Ernie Soto leaps from interhall to varsity football
Michael Ivey | Thursday, November 20, 2014
Ernie Soto is no stranger to being on big-name, nationally ranked football teams.
He attended St. Thomas Aquinas High School in Fort Lauderdale, Florida. During his four years at St. Thomas Aquinas, his team went undefeated three times and won a state championship and two conference and regional titles. During his senior year, the Raiders were ranked No. 1 in the country.
But when Soto graduated from St. Thomas Aquinas in 2011 with a 4.8 GPA, it wasn’t Notre Dame’s legendary football program that made him want to attend the University.
“I’ve always been a Catholic boy,” Soto said. “I’ve gone to St. Gregory for middle school and St. Thomas for high school, so it was kind of another step for me. It’s also far from south Florida, so it was a new place for me to go to.”During his freshman year in fall 2011, Soto played interhall football for Keenan, a team he said also has a winning tradition when it comes to football.
“Being a part of that Keenan team was a lot of fun,” Soto said. “I think Keenan is one of the best dorms to play football for. The year I was on the team they were contenders, and the year after that and the year after that they’ve been contenders for the championship, so it was really cool to be a part of that team. They also have pride to it, and that’s the sort of thing you want to be around, especially when it comes to stuff like sports.”
It was during his freshman year when Soto realized he wanted something more. So he called his former high school coach, George Smith, from St. Thomas Aquinas.
“I talked to him and told him I want something more than just an academic part in Notre Dame, and he told me he would call someone, and that call opened the door to how I could show the Notre Dame coaches my film,” Soto said. “So having a connection like that really helped out a lot.”
Soto said he knew that being a walk-on wouldn’t be easy.
“I heard stories of how guys had to wake up at five o’clock in the morning and come in when it’s super cold outside and run drills, and there were hundreds of guys doing it, and it was kind of a crapshoot who gets a spot, so I kind of got lucky,” he said.

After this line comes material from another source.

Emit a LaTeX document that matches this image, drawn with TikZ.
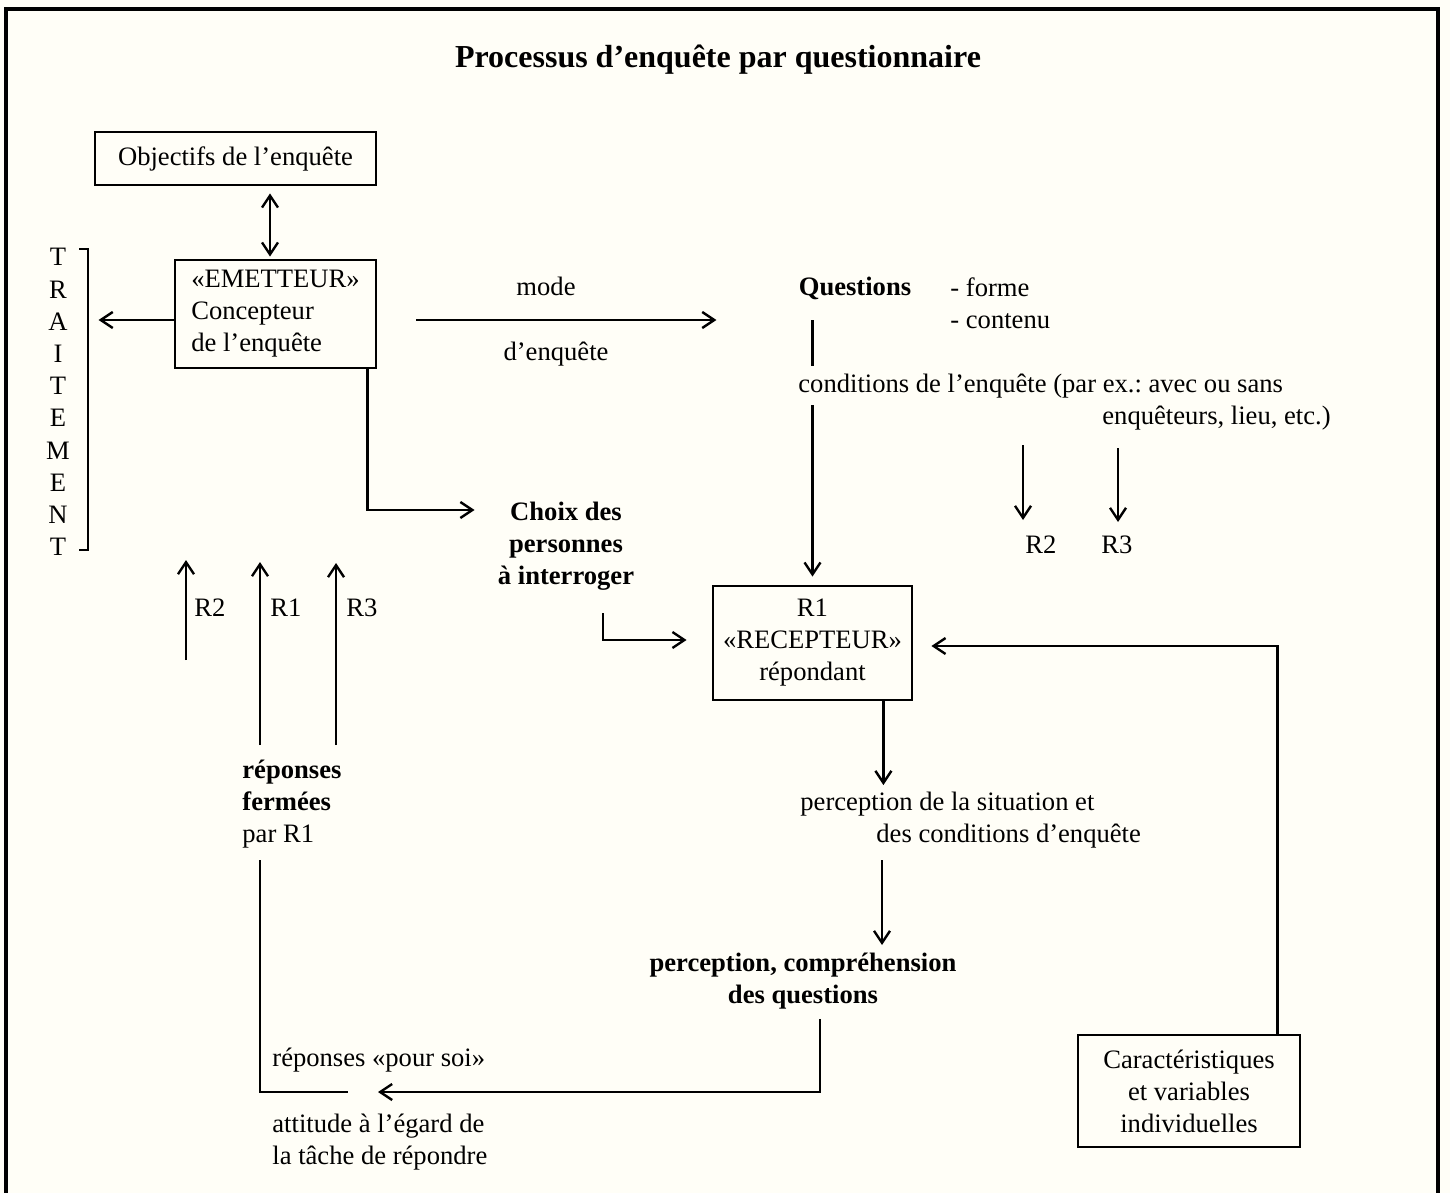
\documentclass[tikz,border=0pt]{standalone}
\usepackage{fontspec}
\setmainfont{Liberation Serif}
\usetikzlibrary{arrows.meta,calc}
\definecolor{bgcol}{RGB}{255,254,247}
\frenchspacing
\begin{document}
\begin{tikzpicture}[x=0.5pt,y=-0.5pt,
  every node/.style={font=\fontsize{13.3}{16}\selectfont, inner sep=0pt},
  >={Straight Barb[length=6pt,width=8pt]},
  line/.style={line width=1.2pt},
  box/.style={draw, line width=1.4pt},
  bf/.style={font=\fontsize{13.3}{16}\selectfont\bfseries}]
\useasboundingbox (0,0) rectangle (1450,1193);
\fill[bgcol] (0,0) rectangle (1450,1193);
\draw[line width=1.6pt] (6,1193) -- (6,9) -- (1438,9) -- (1438,1193);

% title
\node[font=\fontsize{16}{19}\selectfont\bfseries, anchor=base] (title) at (718,68) {Processus d’enquête par questionnaire};

% boxes
\node[box, minimum width=140.5pt, minimum height=26.5pt] (obj) at (235.5,158.5) {Objectifs de l’enquête};
\node[box, minimum width=100.5pt, minimum height=54pt, align=left] (emet) at (275.5,314) {«EMETTEUR»\\Concepteur\\de l’enquête};
\node[box, minimum width=99.5pt, minimum height=57pt, align=center] (recep) at (812.5,643) {R1\\«RECEPTEUR»\\répondant};
\node[box, minimum width=111pt, minimum height=56pt, align=center] (caract) at (1189,1091) {Caractéristiques\\et variables\\individuelles};

% TRAITEMENT
\node[align=center, anchor=north, font=\fontsize{13.3}{16.1}\selectfont] (trait) at (58,248) {T\\R\\A\\I\\T\\E\\M\\E\\N\\T};
\draw[line] (79,249) -- (88,249) -- (88,550) -- (79,550);

% texts
\node[anchor=base] (mode) at (546,295) {mode};
\node[anchor=base] (denq) at (556,360) {d’enquête};
\node[bf, anchor=base] (quest) at (855,295) {Questions};
\node[anchor=north west, align=left] (fc) at (950,277) {- forme\\- contenu};
\node[anchor=base west] (cond1) at (798,392) {conditions de l’enquête (par ex.: avec ou sans};
\node[anchor=base east] (cond2) at (1331,424) {enquêteurs, lieu, etc.)};
\node[anchor=base] (r2b) at (1041,553) {R2};
\node[anchor=base] (r3b) at (1117,553) {R3};
\node[bf, align=center, anchor=north] (choix) at (566,502) {Choix des\\personnes\\à interroger};
\node[anchor=base west] (r2a) at (194,616) {R2};
\node[anchor=base west] (r1a) at (270,616) {R1};
\node[anchor=base west] (r3a) at (346,616) {R3};
\node[anchor=north west, align=left] (rep) at (242,760) {\textbf{réponses}\\\textbf{fermées}\\par R1};
\node[anchor=base west] (ps1) at (800,810) {perception de la situation et};
\node[anchor=base west] (ps2) at (876,842) {des conditions d’enquête};
\node[bf, align=center, anchor=north] (pcomp) at (803,953) {perception, compréhension\\des questions};
\node[anchor=base west] (pour) at (272,1066) {réponses «pour soi»};
\node[anchor=north west, align=left] (att) at (272,1114) {attitude à l’égard de\\la tâche de répondre};

% connectors
\draw[line,<->] ($(emet.north |- obj.south)+(-5.5,7)$) -- ($(emet.north)+(-5.5,-2)$);
\draw[line,->] ($(emet.west)+(0,6)$) -- ++(-75,0);
\draw[line,->] ($(emet.east)+(39,6)$) -- ++(300,0);
\draw[line,->] ($(emet.south east)+(-10,0)$) |- ($(choix.north west)+(-23,8)$);
\draw[line,->] ($(choix.south)+(37,22)$) |- ($(recep.west)+(-25,-3)$);
\draw[line] ($(recep.north |- quest.base)+(0,25)$) -- ($(recep.north |- cond1.base)+(0,-26)$);
\draw[line,->] ($(recep.north |- cond1.base)+(0,13)$) -- ($(recep.north)+(0,-8)$);
\draw[line,->] ($(r2b.base)+(-18,-108)$) -- ($(r2b.base)+(-18,-33)$);
\draw[line,->] ($(r3b.base)+(1,-105)$) -- ($(r3b.base)+(1,-31)$);
\draw[line,->] ($(r2a.base west)+(-8,44)$) -- ($(r2a.base west)+(-8,-56)$);
\draw[line,->] ($(rep.north west)+(18,-15)$) -- ($(r1a.base west)+(-10,-54)$);
\draw[line,->] ($(rep.north west)+(94,-15)$) -- ($(r3a.base west)+(-10,-53)$);
\draw[line] ($(rep.north west)+(18,100)$) |- ($(att.north west)+(76,-22)$);
\draw[line,->] ($(pcomp.south)+(17,9)$) |- ($(att.north west)+(106,-22)$);
\draw[line,->] ($(recep.south east)+(-30,0)$) -- ($(recep.south east |- ps1.base)+(-30,-25)$);
\draw[line,->] ($(ps2.base west)+(6,18)$) -- ($(ps2.base west |- pcomp.north)+(6,-8)$);
\draw[line,->] ($(caract.north east)+(-24,0)$) |- ($(recep.east)+(18,3)$);
\end{tikzpicture}
\end{document}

Soto said his most memorable moment during his time on the football team was the 2012 game against Stanford, which Notre Dame won in overtime. But he also said being on the Notre Dame campus during summer practices has been one of his favorite memories.
“When you’re with all your teammates here in the summer, it’s a cool experience,” Soto said. “Being here and just going about your day, working out and then hanging around with your teammates during a nice summer day, it’s pretty memorable.”
Soto said he credits current Irish defensive coordinator Brian Van Gorder and former defensive coordinator Bob Diaco and the culture they created during their tenures as having the biggest impact on him during his time with the team.
“Being able to play football for them has been absolutely incredible,” Soto said. “They go about their day being a man about every way you can possibly be, and it makes you want to try to achieve to be that professional. They have that determination that rubs off on you, and they try to shove it down your throat.
“You can’t be a good football team without a good culture and a strong foundation, and that’s what they build every single day, even if it’s something like a simple meeting for special teams or something like that.”
Soto said they also helped push him to be a better form of himself.
“It’s not just about being the best kid on the field; it’s about being the best kid in the classroom,” he said. “An interesting point they made to me was it’s not just even that, it’s being the best brother you could be, being the best boyfriend you can be, anything you can possibly be you always have to be on your toes and you always want to do it better than you did the day before. Because it ultimately comes down to either you’re going to get better or you’re going to get worse, and if you go about your day doing that, and trusting the other 10 guys around you, you’ll be fine.”
Soto is enrolled in the College of Engineering as a chemical engineering major. He is currently applying to medical school.